Concluding a three-day conference convened by the National Institutes of Health, the panel called for further studies of multivitamins. Half of adults in the U.S. take multivitamins, helping to push annual sales of nutritional supplements to $23 billion.
Dr. J. Michael McGinnis of the National Institute of Medicine, the chairman of the panel, said the studies of multivitamins reviewed by the group were “especially thin” and most of the clinical trials were too short to determine the long-term effects of taking the supplements.
Consequently, he said, the panel had no opinion on whether healthy adults should take multivitamins. “The data is insufficient to make a recommendation for the general population,” McGinnis said after the meeting in Bethesda, Md.
Still, the panel found that some individual vitamins or minerals appeared to show specific benefits.

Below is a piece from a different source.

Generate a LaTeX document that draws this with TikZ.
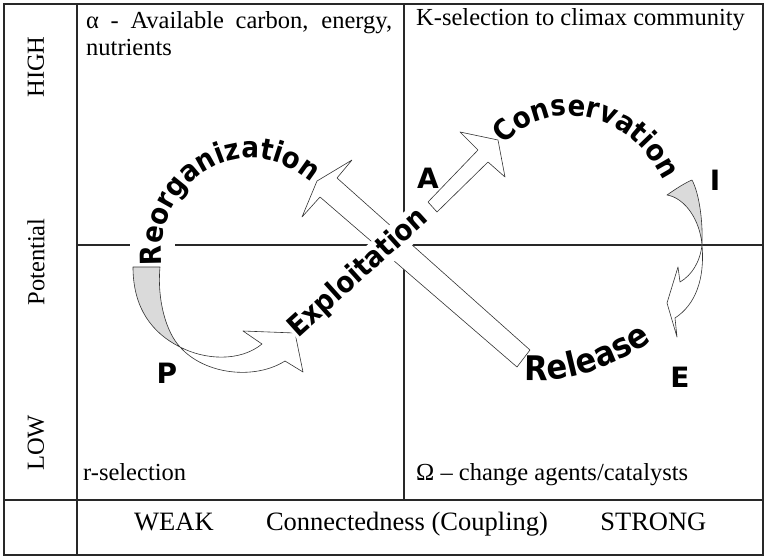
\documentclass[tikz,border=0pt]{standalone}
\usepackage{fontspec}
\setmainfont{Liberation Serif}
\newfontfamily\phasefont{DejaVu Sans}
\newfontfamily\narrowfont{DejaVu Sans Condensed}
\usepackage{tikz}
\usetikzlibrary{positioning, decorations.text}
\definecolor{gridLine}{RGB}{40, 40, 40}
\definecolor{twistGray}{RGB}{218, 218, 218}
\newcommand{\wordfont}{\narrowfont\bfseries\fontsize{29}{29}\selectfont}
\newcommand{\bigwordfont}{\narrowfont\bfseries\fontsize{34}{34}\selectfont}

\begin{document}
\begin{tikzpicture}[
    x=1pt, y=-1pt,
    grid/.style={draw=gridLine, line width=1.1pt},
    cell/.style={
        inner sep=0pt,
        font=\fontsize{24.5}{27.6}\selectfont
    },
    axis/.style={cell, font=\fontsize{26.5}{28}\selectfont},
    side/.style={cell, rotate=90},
    corner/.style={
        inner sep=0pt,
        font=\phasefont\bfseries\fontsize{28}{28}\selectfont
    },
    ribbon/.style={
        draw=black!80,
        fill=#1,
        line width=0.6pt,
        line join=round
    },
    ribbon/.default=white
]
    \useasboundingbox (0,0) rectangle (764,557);

    % Table
    \draw[grid] (4,4) rectangle (763,555);
    \draw[grid] (77,4) -- (77,555);
    \draw[grid] (4,500) -- (763,500);
    \draw[grid] (404,4) -- (404,500);
    \draw[grid] (77,245) -- (130,245);
    \draw[grid] (175,245) -- (763,245);

    % Side axis
    \node[side] (high) at (36,67) {HIGH};
    \node[side] (pot) at (36,262) {Potential};
    \node[side] (low) at (36,443) {LOW};

    % Cells
    \node[cell, anchor=north west, text width=306pt, align=justify] (alpha) at (86,11)
        {α - Available carbon, energy, nutrients};
    \node[cell, anchor=base west] (ksel) at (416,25) {K-selection to climax community};
    \node[cell, anchor=base west] (rsel) at (83,480) {r-selection};
    \node[cell, anchor=base west] (omega) at (416,480) {Ω – change agents/catalysts};

    % Bottom axis
    \node[axis, anchor=base] (conn) at (407,530) {Connectedness (Coupling)};
    \node[axis, base left=52pt of conn] (weak) {WEAK};
    \node[axis, base right=52pt of conn] (strong) {STRONG};

    % Back loop: release -> reorganization
    \draw[ribbon] (530,350) -- (337,178) -- (352,160) -- (317,181)
        -- (302,217) -- (320,197) -- (517,367) -- cycle;

    % Ribbon P
    \draw[ribbon=twistGray] (133,267) .. controls (133,308) and (152,333) .. (180,347)
        .. controls (166,332) and (157,300) .. (160,267) -- cycle;
    \draw[ribbon] (180,347) .. controls (205,360) and (240,362) .. (262,344)
        -- (243,331) -- (295,333) -- (303,372) -- (285,361)
        .. controls (255,380) and (205,375) .. (180,347) -- cycle;

    % Ribbon I
    \draw[ribbon=twistGray] (667,195) .. controls (677,188) and (685,183) .. (692,180)
        .. controls (700,195) and (703,225) .. (702,245)
        .. controls (700,220) and (685,198) .. (667,195) -- cycle;
    \draw[ribbon] (702,245) .. controls (700,262) and (692,275) .. (680,282)
        -- (678,267) -- (667,303) -- (677,337) -- (675,318)
        .. controls (695,305) and (705,280) .. (702,245) -- cycle;

    % Phase words
    \path[decorate, decoration={text along path, text align=left,
        text={|\wordfont|Reorganization}}]
        (162,265) .. controls (155,200) and (205,160) .. (245,158)
        .. controls (275,157) and (300,170) .. (325,195);
    \path[decorate, decoration={text along path, text align=left,
        text={|\wordfont|Conservation}}]
        (505,145) .. controls (525,120) and (555,112) .. (585,117)
        .. controls (622,123) and (655,152) .. (672,200);
    \path[decorate, decoration={text along path, text align=left,
        text={|\bigwordfont|Release}}]
        (525,380) .. controls (565,385) and (625,365) .. (668,328);
    \node[fill=white, inner sep=1pt, rotate=42, anchor=base, font=\wordfont] (exploit)
        at (364,279) {Exploitation};

    % Forward arrow exploitation -> conservation
    \draw[ribbon] (428,202) -- (478,150) -- (460,132) -- (498,140)
        -- (505,177) -- (488,162) -- (437,212) -- cycle;

    % Corner letters
    \node[corner] (lblA) at (428,178) {A};
    \node[corner] (lblI) at (715,180) {I};
    \node[corner] (lblP) at (167,373) {P};
    \node[corner] (lblE) at (680,377) {E};
\end{tikzpicture}
\end{document}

One well-designed trial suggested that antioxidants and zinc might slow the progression of age-related macular degeneration, the leading cause of blindness in the elderly, McGinnis said. Calcium and vitamin D supplements seem to have an effect on fracture risk and bone density in post-menopausal women, he added.
The panel endorsed consumption of folic acid by women of childbearing age to prevent congenital deformities of the nervous system, such as spina bifida.
Experts took a position against one supplement, beta carotene, a form of vitamin A. They said there was no reason for the general population to take beta carotene because studies consistently showed the vitamin failed to prevent chronic illnesses, such as cancer or heart disease.
The panel did not look at vitamin use by children or adults with poor diets or specific nutritional needs.
Most of the people who took multivitamins were in good health, the panel found, raising the possibility that some people might consume excessive amounts of certain nutrients.
Panel member Patsy Brannon of Cornell University said 1% to 11% of supplement users may exceed the maximum levels for some vitamins and minerals by adding pills to the nutrients in their diets. One study found that some people consumed too much niacin, which can damage the liver, she said.
Still, Brannon said, there was no reason for people to stop taking multivitamins.
“If you choose to take a supplement, the simplest advice I can give is to take one that provides 100% of the daily values,” she said, adding that such supplements would not put people with good diets in danger of exceeding maximum nutrient levels.
Andrew Shao of the Council for Responsible Nutrition, a trade group that represents supplement manufacturers, said he was disappointed that the panel dismissed the multivitamin studies it reviewed as weak and poorly conducted.
Shao said the industry welcomed further research, but added that supplement makers could not afford to conduct the long-term controlled studies that the panel sought because they “cost hundreds of millions of dollars.”